[Given exercise]
Within the material below, transcribe exactly the lines from the one holding "Emit a Python" through the one holding "import matplotlib.pyplot as plt", keeping both ends and skipping the rest.

[Data entries]
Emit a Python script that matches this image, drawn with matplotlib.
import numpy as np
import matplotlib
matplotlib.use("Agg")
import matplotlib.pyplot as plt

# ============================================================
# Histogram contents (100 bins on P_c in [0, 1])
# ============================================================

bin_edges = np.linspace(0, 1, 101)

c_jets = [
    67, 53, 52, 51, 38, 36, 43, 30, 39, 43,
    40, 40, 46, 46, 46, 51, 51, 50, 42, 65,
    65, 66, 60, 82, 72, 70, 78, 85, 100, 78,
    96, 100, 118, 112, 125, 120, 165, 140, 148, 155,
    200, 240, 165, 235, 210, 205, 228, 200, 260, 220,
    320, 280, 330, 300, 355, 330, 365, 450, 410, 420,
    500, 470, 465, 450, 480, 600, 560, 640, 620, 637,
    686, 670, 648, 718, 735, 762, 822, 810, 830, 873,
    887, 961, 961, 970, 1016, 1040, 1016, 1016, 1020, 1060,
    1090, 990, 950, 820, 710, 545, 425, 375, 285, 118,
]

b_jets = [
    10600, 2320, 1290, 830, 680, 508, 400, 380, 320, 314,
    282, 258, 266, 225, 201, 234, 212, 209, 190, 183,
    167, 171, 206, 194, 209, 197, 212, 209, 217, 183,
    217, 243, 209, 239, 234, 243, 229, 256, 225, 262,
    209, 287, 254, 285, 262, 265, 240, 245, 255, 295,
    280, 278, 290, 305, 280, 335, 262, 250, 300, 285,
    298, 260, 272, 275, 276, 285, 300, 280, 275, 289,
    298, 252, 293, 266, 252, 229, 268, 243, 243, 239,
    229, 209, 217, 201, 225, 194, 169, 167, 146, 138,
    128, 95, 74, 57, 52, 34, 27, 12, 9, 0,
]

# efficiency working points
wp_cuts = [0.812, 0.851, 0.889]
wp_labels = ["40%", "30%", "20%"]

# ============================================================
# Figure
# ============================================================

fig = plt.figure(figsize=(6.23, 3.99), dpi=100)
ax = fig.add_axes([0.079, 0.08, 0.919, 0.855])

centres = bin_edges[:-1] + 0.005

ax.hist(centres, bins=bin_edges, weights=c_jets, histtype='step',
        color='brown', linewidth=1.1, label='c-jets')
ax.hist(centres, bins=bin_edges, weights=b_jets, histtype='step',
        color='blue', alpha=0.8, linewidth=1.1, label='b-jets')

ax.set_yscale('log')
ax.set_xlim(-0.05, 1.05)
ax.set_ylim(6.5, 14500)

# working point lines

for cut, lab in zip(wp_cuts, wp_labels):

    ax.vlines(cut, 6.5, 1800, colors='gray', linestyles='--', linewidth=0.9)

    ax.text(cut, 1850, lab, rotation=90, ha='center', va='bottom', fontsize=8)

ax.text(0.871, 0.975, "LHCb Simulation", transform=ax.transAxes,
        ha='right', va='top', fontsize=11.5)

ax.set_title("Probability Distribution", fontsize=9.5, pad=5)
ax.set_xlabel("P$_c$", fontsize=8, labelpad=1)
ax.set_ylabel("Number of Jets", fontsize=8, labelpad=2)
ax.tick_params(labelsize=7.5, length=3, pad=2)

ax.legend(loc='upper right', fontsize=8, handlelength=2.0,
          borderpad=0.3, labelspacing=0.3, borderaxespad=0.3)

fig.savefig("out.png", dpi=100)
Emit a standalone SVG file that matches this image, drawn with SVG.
==
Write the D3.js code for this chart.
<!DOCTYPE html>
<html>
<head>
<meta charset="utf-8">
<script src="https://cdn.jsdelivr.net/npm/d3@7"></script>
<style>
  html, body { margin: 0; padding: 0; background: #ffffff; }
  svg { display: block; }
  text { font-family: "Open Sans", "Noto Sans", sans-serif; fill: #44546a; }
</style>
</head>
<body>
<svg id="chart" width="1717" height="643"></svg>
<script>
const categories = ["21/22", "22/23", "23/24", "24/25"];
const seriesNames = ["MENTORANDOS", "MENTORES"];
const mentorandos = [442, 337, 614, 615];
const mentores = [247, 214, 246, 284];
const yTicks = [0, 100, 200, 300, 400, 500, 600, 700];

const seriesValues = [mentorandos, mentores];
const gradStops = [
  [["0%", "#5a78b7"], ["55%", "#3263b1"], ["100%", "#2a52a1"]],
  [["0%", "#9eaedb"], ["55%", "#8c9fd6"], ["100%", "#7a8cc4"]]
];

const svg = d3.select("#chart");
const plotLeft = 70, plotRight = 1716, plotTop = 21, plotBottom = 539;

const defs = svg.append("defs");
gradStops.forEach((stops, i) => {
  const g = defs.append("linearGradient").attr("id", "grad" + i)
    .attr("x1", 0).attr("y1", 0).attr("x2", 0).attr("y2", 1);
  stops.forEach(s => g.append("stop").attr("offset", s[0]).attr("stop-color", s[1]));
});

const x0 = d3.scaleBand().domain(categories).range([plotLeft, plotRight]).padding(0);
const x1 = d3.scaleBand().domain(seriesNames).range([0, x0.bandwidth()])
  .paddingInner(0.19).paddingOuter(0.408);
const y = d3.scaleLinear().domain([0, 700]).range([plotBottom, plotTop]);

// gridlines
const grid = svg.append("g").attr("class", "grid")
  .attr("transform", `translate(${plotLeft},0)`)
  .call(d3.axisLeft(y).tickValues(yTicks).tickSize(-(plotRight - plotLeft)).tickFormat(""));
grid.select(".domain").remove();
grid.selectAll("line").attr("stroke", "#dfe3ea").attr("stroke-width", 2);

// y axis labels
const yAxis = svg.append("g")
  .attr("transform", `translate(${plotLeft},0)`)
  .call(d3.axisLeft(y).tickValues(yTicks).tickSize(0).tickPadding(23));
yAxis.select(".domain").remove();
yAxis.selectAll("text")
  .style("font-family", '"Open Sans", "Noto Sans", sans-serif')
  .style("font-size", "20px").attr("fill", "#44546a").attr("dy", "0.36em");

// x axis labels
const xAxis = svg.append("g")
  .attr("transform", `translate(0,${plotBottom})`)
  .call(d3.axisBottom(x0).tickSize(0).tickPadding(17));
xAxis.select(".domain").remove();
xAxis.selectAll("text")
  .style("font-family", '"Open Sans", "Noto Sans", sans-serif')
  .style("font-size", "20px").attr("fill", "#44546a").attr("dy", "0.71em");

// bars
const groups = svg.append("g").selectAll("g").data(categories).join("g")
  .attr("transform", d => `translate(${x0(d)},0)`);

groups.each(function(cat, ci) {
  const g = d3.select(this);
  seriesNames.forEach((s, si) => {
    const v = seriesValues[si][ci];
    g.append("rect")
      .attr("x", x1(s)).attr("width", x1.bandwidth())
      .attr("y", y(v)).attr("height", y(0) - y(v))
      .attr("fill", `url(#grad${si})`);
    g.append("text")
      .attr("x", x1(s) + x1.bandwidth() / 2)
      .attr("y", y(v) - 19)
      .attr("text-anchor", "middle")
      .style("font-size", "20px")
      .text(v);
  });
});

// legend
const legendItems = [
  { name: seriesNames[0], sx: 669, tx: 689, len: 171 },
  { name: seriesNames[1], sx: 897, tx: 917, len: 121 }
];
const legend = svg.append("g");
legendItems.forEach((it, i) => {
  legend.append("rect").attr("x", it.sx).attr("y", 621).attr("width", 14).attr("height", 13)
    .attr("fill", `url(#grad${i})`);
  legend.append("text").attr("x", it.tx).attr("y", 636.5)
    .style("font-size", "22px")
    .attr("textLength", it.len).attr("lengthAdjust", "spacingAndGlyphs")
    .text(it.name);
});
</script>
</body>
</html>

[Result for this task]
Emit a Python script that matches this image, drawn with matplotlib.
import numpy as np
import matplotlib
matplotlib.use("Agg")
import matplotlib.pyplot as plt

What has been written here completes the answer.